Everyone agrees a positive outlook on life is a good thing. But why?

“Positive thinking forms the keynote of modern life,” writes Horowitz, pointing to such familiar cultural touchstones as Nike’s “Just do it,” The Little Engine that Could and pretty much anything Oprah Winfrey has ever said or done. “But the concept is newer than we think.”

Horowitz takes readers back to the early days of the notion that how and what you think influences the reality of your life. Patient zero is New England clockmaker Phineas Quimby, who in 1833 was suffering from the twin demons of tuberculosis and the prescribed treatment of the day: a toxic mercury-based medicine called calomel. Quimby eventually decided to ignore his doctor’s prescription and go riding instead, discovering he felt much better once he focused on enjoying himself.

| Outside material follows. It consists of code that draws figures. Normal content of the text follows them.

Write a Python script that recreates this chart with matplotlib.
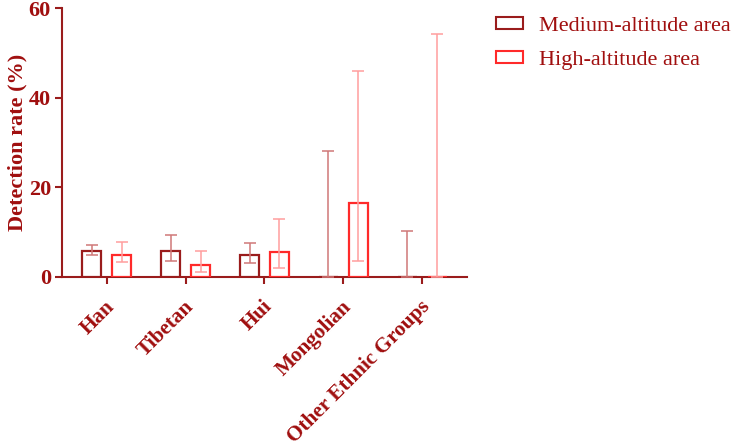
import matplotlib
matplotlib.use("Agg")
import matplotlib.pyplot as plt
import numpy as np
from matplotlib.patches import Patch
from matplotlib.transforms import ScaledTranslation

categories = ["Han", "Tibetan", "Hui", "Mongolian", "Other Ethnic Groups"]
medium = [5.8, 5.8, 4.8, 0.0, 0.0]
medium_lo = [4.8, 3.6, 3.1, 0.0, 0.0]
medium_hi = [7.1, 9.3, 7.5, 28.2, 10.3]
high = [5.0, 2.7, 5.5, 16.6, 0.0]
high_lo = [3.3, 1.2, 2.1, 3.5, 0.0]
high_hi = [7.9, 5.7, 12.9, 45.9, 54.2]
yticks = [0, 20, 40, 60]

dark = "#A00F0F"
med_edge = "#9A1C1C"
high_edge = "#FF2A2A"
med_err = "#D07878"
high_err = "#FF9E9E"

plt.rcParams['font.family'] = ['Liberation Serif', 'DejaVu Serif']

fig = plt.figure(figsize=(7.36, 4.47), dpi=100)
ax = fig.add_axes([62/736, 1-277/447, (467-62)/736, (277-8)/447])

x = np.arange(len(categories))
off = 0.19
w = 0.24

m = np.array(medium); h = np.array(high)
ax.bar(x - off, m, w, facecolor='white', edgecolor=med_edge, linewidth=1.6, zorder=3)
ax.bar(x + off, h, w, facecolor='white', edgecolor=high_edge, linewidth=1.6, zorder=3)
ax.errorbar(x - off, m, yerr=[m - np.array(medium_lo), np.array(medium_hi) - m],
            fmt='none', ecolor=med_err, elinewidth=1.1, capsize=4, capthick=1.1, zorder=4)
ax.errorbar(x + off, h, yerr=[h - np.array(high_lo), np.array(high_hi) - h],
            fmt='none', ecolor=high_err, elinewidth=1.1, capsize=4, capthick=1.1, zorder=4)

ax.set_xlim(-0.57, 4.57)
ax.set_ylim(0, 60)
ax.set_yticks(yticks)
ax.set_xticks(x)

for s in ['top', 'right']:
    ax.spines[s].set_visible(False)
for s in ['left', 'bottom']:
    ax.spines[s].set_color(med_edge)
    ax.spines[s].set_linewidth(1.5)
ax.tick_params(axis='both', colors=med_edge, width=1.5, length=5, labelcolor=dark)
ax.tick_params(axis='y', pad=3)

ax.set_xticklabels(categories, rotation=45, ha='right', rotation_mode='anchor',
                   fontsize=15.3, fontweight='bold', color=dark)
shift = ScaledTranslation(-2/100, -8/100, fig.dpi_scale_trans)
for lab in ax.get_xticklabels():
    lab.set_transform(lab.get_transform() + shift)
for lab in ax.get_yticklabels():
    lab.set_fontsize(16); lab.set_fontweight('bold'); lab.set_color(dark)
ax.set_ylabel("Detection rate (%)", fontsize=16, fontweight='bold', color=dark, labelpad=1)

handles = [Patch(facecolor='white', edgecolor=med_edge, linewidth=1.5, label='Medium-altitude area'),
           Patch(facecolor='white', edgecolor=high_edge, linewidth=1.5, label='High-altitude area')]
leg = fig.legend(handles=handles, loc='upper left', bbox_to_anchor=(487/736, 1-8/447),
                 frameon=False, fontsize=16, handlelength=1.2, handleheight=0.45,
                 labelspacing=0.68, handletextpad=0.75, borderaxespad=0)
for t in leg.get_texts():
    t.set_color(dark)

fig.savefig("out.png", dpi=100)
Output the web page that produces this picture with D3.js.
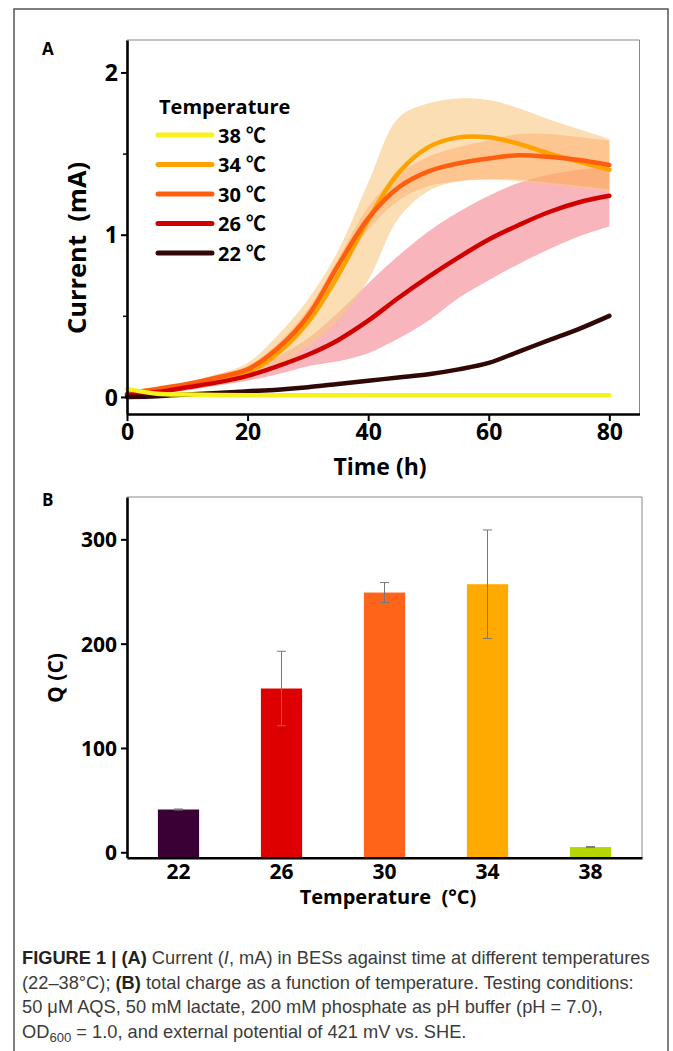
<!DOCTYPE html>
<html><head><meta charset="utf-8">
<script src="https://cdn.jsdelivr.net/npm/d3@7/dist/d3.min.js"></script>
<style>
html,body{margin:0;padding:0;background:#fff;}
svg{display:block;}
</style>
</head><body>
<svg id="fig" width="673" height="1051"></svg>
<script>
// ---------- DATA: panel A ----------
const timeH = [0,5,10,15,20,25,30,35,40,45,50,55,60,65,70,75,80];
const cur38 = [0.05,0.02,0.015,0.012,0.01,0.01,0.01,0.01,0.01,0.01,0.01,0.01,0.01,0.01,0.01,0.01,0.01];
const cur34 = [0.02,0.04,0.07,0.10,0.15,0.27,0.46,0.75,1.09,1.38,1.54,1.60,1.60,1.56,1.50,1.45,1.40];
const cur30 = [0.02,0.05,0.08,0.12,0.17,0.30,0.50,0.81,1.10,1.29,1.39,1.44,1.47,1.49,1.48,1.46,1.43];
const cur26 = [0.01,0.03,0.06,0.09,0.13,0.19,0.26,0.35,0.47,0.61,0.74,0.86,0.97,1.06,1.14,1.20,1.24];
const cur22 = [0.0,0.005,0.015,0.025,0.035,0.045,0.06,0.08,0.10,0.12,0.14,0.17,0.21,0.28,0.35,0.42,0.50];
const lo34 = [0.01,0.03,0.05,0.07,0.11,0.19,0.31,0.47,0.72,1.10,1.27,1.33,1.34,1.33,1.31,1.29,1.27];
const hi34 = [0.03,0.05,0.09,0.14,0.21,0.38,0.60,0.90,1.32,1.72,1.81,1.84,1.83,1.78,1.71,1.65,1.59];
const lo30 = [0.01,0.04,0.07,0.10,0.15,0.27,0.46,0.75,1.03,1.21,1.30,1.33,1.34,1.34,1.32,1.30,1.28];
const hi30 = [0.03,0.06,0.09,0.14,0.19,0.33,0.54,0.85,1.17,1.37,1.48,1.54,1.58,1.62,1.62,1.60,1.58];
const lo26 = [0.0,0.02,0.04,0.07,0.10,0.14,0.19,0.22,0.27,0.36,0.47,0.61,0.72,0.82,0.91,0.99,1.05];
const hi26 = [0.02,0.04,0.08,0.12,0.17,0.25,0.36,0.52,0.70,0.87,1.02,1.14,1.24,1.32,1.37,1.40,1.42];
const legendLabels = ["38 ℃","34 ℃","30 ℃","26 ℃","22 ℃"];
const xTicksA = [0,20,40,60,80];
const yTicksA = [0,1,2];
const yMinorA = [0.5,1.5];

// ---------- DATA: panel B ----------
const tempCats = ["22","26","30","34","38"];
const charge = [41,157,249,257,5];
const chargeErr = [0.5,35.7,9.6,52,0.5];
const yTicksB = [0,100,200,300];

const caption = [
  [["FIGURE 1 | (A)",true],[" Current (",false],["I",false,"italic"],[", mA) in BESs against time at different temperatures",false]],
  [["(22–38°C); ",false],["(B)",true],[" total charge as a function of temperature. Testing conditions:",false]],
  [["50 μM AQS, 50 mM lactate, 200 mM phosphate as pH buffer (pH = 7.0),",false]],
  [["OD",false],["600",false,"sub"],[" = 1.0, and external potential of 421 mV vs. SHE.",false,"unsub"]]
];

// ---------- DRAW ----------
const svg = d3.select("#fig");
const F = "'Open Sans','Noto Sans CJK SC',sans-serif";

svg.append("rect").attr("x",14).attr("y",9).attr("width",654).attr("height",1060)
  .attr("fill","none").attr("stroke","#555").attr("stroke-width",1.5);

// ===== Panel A =====
const xA = d3.scaleLinear().domain([0,85]).range([127,639.5]);
const yA = d3.scaleLinear().domain([-0.105,2.2]).range([414,40]);
const gA = svg.append("g");
const crv = d3.curveCatmullRom.alpha(0.5);

const area = (lo,hi)=> d3.area().curve(crv)
   .x((d,i)=>xA(timeH[i])).y0((d,i)=>yA(lo[i])).y1((d,i)=>yA(hi[i]))(timeH);
gA.append("path").attr("d",area(lo26,hi26)).attr("fill","rgba(242,110,122,0.5)");
gA.append("path").attr("d",area(lo34,hi34)).attr("fill","rgba(250,200,130,0.6)");
gA.append("path").attr("d",area(lo30,hi30)).attr("fill","rgba(255,140,60,0.3)");

const line = vals => d3.line().curve(crv).x((d,i)=>xA(timeH[i])).y(d=>yA(d))(vals);
const series = [
  {v:cur34,c:"#ffa200"},
  {v:cur30,c:"#ff5e0e"},
  {v:cur26,c:"#d00000"},
  {v:cur22,c:"#300808"},
  {v:cur38,c:"#f7f31a"}
];
series.forEach(s=>{
  gA.append("path").attr("d",line(s.v)).attr("fill","none").attr("stroke",s.c)
    .attr("stroke-width",4.5).attr("stroke-linecap","round").attr("stroke-linejoin","round");
});

// frame
gA.append("line").attr("x1",127).attr("x2",639.5).attr("y1",40).attr("y2",40).attr("stroke","#888").attr("stroke-width",1);
gA.append("line").attr("x1",639.5).attr("x2",639.5).attr("y1",40).attr("y2",414).attr("stroke","#888").attr("stroke-width",1);

const axA_x = gA.append("g").attr("transform","translate(0,414)")
  .call(d3.axisBottom(xA).tickValues(xTicksA).tickFormat(d3.format("d")).tickSize(7).tickPadding(3).tickSizeOuter(0));
const axA_y = gA.append("g").attr("transform","translate(127,0)")
  .call(d3.axisLeft(yA).tickValues(yTicksA).tickFormat(d3.format("d")).tickSize(6).tickPadding(3).tickSizeOuter(0));
gA.append("g").attr("transform","translate(127,0)")
  .call(d3.axisLeft(yA).tickValues(yMinorA).tickSize(4).tickFormat("").tickSizeOuter(0))
  .call(g=>g.select(".domain").remove())
  .selectAll("line").attr("stroke","#000").attr("stroke-width",1.5);
[axA_x,axA_y].forEach(a=>{
  a.select(".domain").attr("stroke","#000").attr("stroke-width",2.6);
  a.selectAll(".tick line").attr("stroke","#000").attr("stroke-width",2);
  a.selectAll("text").attr("font-family",F).attr("font-weight",700).attr("font-size",23).attr("fill","#000");
});
axA_y.selectAll("text").attr("dy","0.36em");

gA.append("text").attr("x",380).attr("y",475).attr("text-anchor","middle")
  .attr("font-family",F).attr("font-weight",700).attr("font-size",23).text("Time (h)");
gA.append("text").attr("transform","translate(86,248) rotate(-90)").attr("text-anchor","middle")
  .attr("font-family",F).attr("font-weight",700).attr("font-size",25.5).attr("xml:space","preserve").text("Current  (mA)");
svg.append("text").attr("x",42).attr("y",55).attr("font-family",F).attr("font-weight",700).attr("font-size",17).text("A");

// legend
const leg = gA.append("g");
leg.append("text").attr("x",159).attr("y",114).attr("font-family",F).attr("font-weight",700).attr("font-size",20).text("Temperature");
const legColors = ["#f7f31a","#ffa200","#ff5e0e","#d00000","#300808"];
const legY = d3.scalePoint().domain(legendLabels).range([135,253]);
legendLabels.forEach((lab,i)=>{
  leg.append("line").attr("x1",158).attr("x2",212).attr("y1",legY(lab)).attr("y2",legY(lab))
    .attr("stroke",legColors[i]).attr("stroke-width",5).attr("stroke-linecap","round");
  leg.append("text").attr("x",218).attr("y",legY(lab)+7.5).attr("font-family",F).attr("font-weight",700)
    .attr("font-size",20).text(lab);
});

// ===== Panel B =====
const xB = d3.scaleBand().domain(tempCats).range([127,642]).paddingInner(0.6).paddingOuter(0.3);
const yB = d3.scaleLinear().domain([-5.2,340.6]).range([857.7,497]);
const gB = svg.append("g");
const barColors = ["#3a0035","#de0000","#ff6419","#ffaa00","#b5d600"];
gB.selectAll("rect.bar").data(charge).join("rect").attr("class","bar")
  .attr("x",(d,i)=>xB(tempCats[i])).attr("width",xB.bandwidth())
  .attr("y",d=>yB(d)).attr("height",d=>yB.range()[0]-yB(d)).attr("fill",(d,i)=>barColors[i]);
charge.forEach((d,i)=>{
  const cx = xB(tempCats[i])+xB.bandwidth()/2;
  const g = gB.append("g").attr("stroke","#777").attr("stroke-width",1);
  g.append("line").attr("x1",cx).attr("x2",cx).attr("y1",yB(d+chargeErr[i])).attr("y2",yB(d-chargeErr[i]));
  [d+chargeErr[i], d-chargeErr[i]].forEach(v=>{
    g.append("line").attr("x1",cx-4.5).attr("x2",cx+4.5).attr("y1",yB(v)).attr("y2",yB(v));
  });
});
gB.append("line").attr("x1",127).attr("x2",642).attr("y1",497).attr("y2",497).attr("stroke","#888").attr("stroke-width",1);
gB.append("line").attr("x1",642).attr("x2",642).attr("y1",497).attr("y2",857.7).attr("stroke","#888").attr("stroke-width",1);

const axB_x = gB.append("g").attr("transform","translate(0,857.7)")
  .call(d3.axisBottom(xB).tickSize(0).tickPadding(6).tickSizeOuter(0));
const axB_y = gB.append("g").attr("transform","translate(127,0)")
  .call(d3.axisLeft(yB).tickValues(yTicksB).tickSize(6).tickPadding(4).tickSizeOuter(0));
[axB_x,axB_y].forEach(a=>{
  a.select(".domain").attr("stroke","#000").attr("stroke-width",2.6);
  a.selectAll(".tick line").attr("stroke","#000").attr("stroke-width",2);
  a.selectAll("text").attr("font-family",F).attr("font-weight",700).attr("font-size",21).attr("fill","#000");
});
axB_y.selectAll("text").attr("dy","0.36em");
gB.append("text").attr("x",388).attr("y",904).attr("text-anchor","middle")
  .attr("font-family",F).attr("font-weight",700).attr("font-size",20).attr("xml:space","preserve")
  .text("Temperature  (°C)");
gB.append("text").attr("transform","translate(63,678) rotate(-90)").attr("text-anchor","middle")
  .attr("font-family",F).attr("font-weight",700).attr("font-size",21).text("Q (C)");
svg.append("text").attr("x",42).attr("y",506).attr("font-family",F).attr("font-weight",700).attr("font-size",17).text("B");

// ===== Caption =====
const CF = "'Liberation Sans',Arial,sans-serif";
const capBase = [964,989,1013,1038];
const capG = svg.append("g").attr("fill","#3b3b3b").attr("font-family",CF);
const texts = caption.map((parts,li)=>{
  const t = capG.append("text").attr("x",22).attr("y",capBase[li]).attr("xml:space","preserve").attr("font-size",16);
  parts.forEach(p=>{
    const ts = t.append("tspan").text(p[0]);
    if(p[1]) ts.attr("font-weight",700).attr("fill","#222");
    if(p[2]==="italic") ts.attr("font-style","italic");
    if(p[2]==="sub") ts.attr("font-size","0.72em").attr("dy",4);
    if(p[2]==="unsub") ts.attr("dy",-4);
  });
  return t;
});
const w0 = texts[0].node().getComputedTextLength();
const fs = 16*628/w0;
texts.forEach(t=>t.attr("font-size",fs));
</script>
</body></html>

Quimby quickly gained renown for arguing that positive thoughts have the ability to cure disease. This in turn influenced Mary Baker Eddy’s founding of Christian Science and its belief in the healing power of prayer. New Thought, as it came to be called, was also a driving force behind the 19th-century suffragette movement and labour reform. Thinking about a better world could make the world better.

By the 1930s, the notion had transformed itself into the personal self-help industry—teaching adherents how to win friends, grow rich or fight addiction. By the 1980s, perpetually sunny U.S. president Ronald Reagan put positive thinking on the political map as well.

But can mind-power alone—through prayer, af?rmation, visualization or inspiration—actually exert a measurable impact on physical outcomes? The documented success of placebos, for example, suggests certain scientific advantages to mental therapeutics. As do recent discoveries in brain plasticity and quantum physics. But even Horowitz, who clearly wants to believe, admits that, in its purest form, the power of positive thinking has some serious flaws. For if success and health are solely dependent on happy thoughts, then failure and disease must inevitably be the fault of the victim, however upbeat they may seem. And that’s a rather depressing thought to contemplate.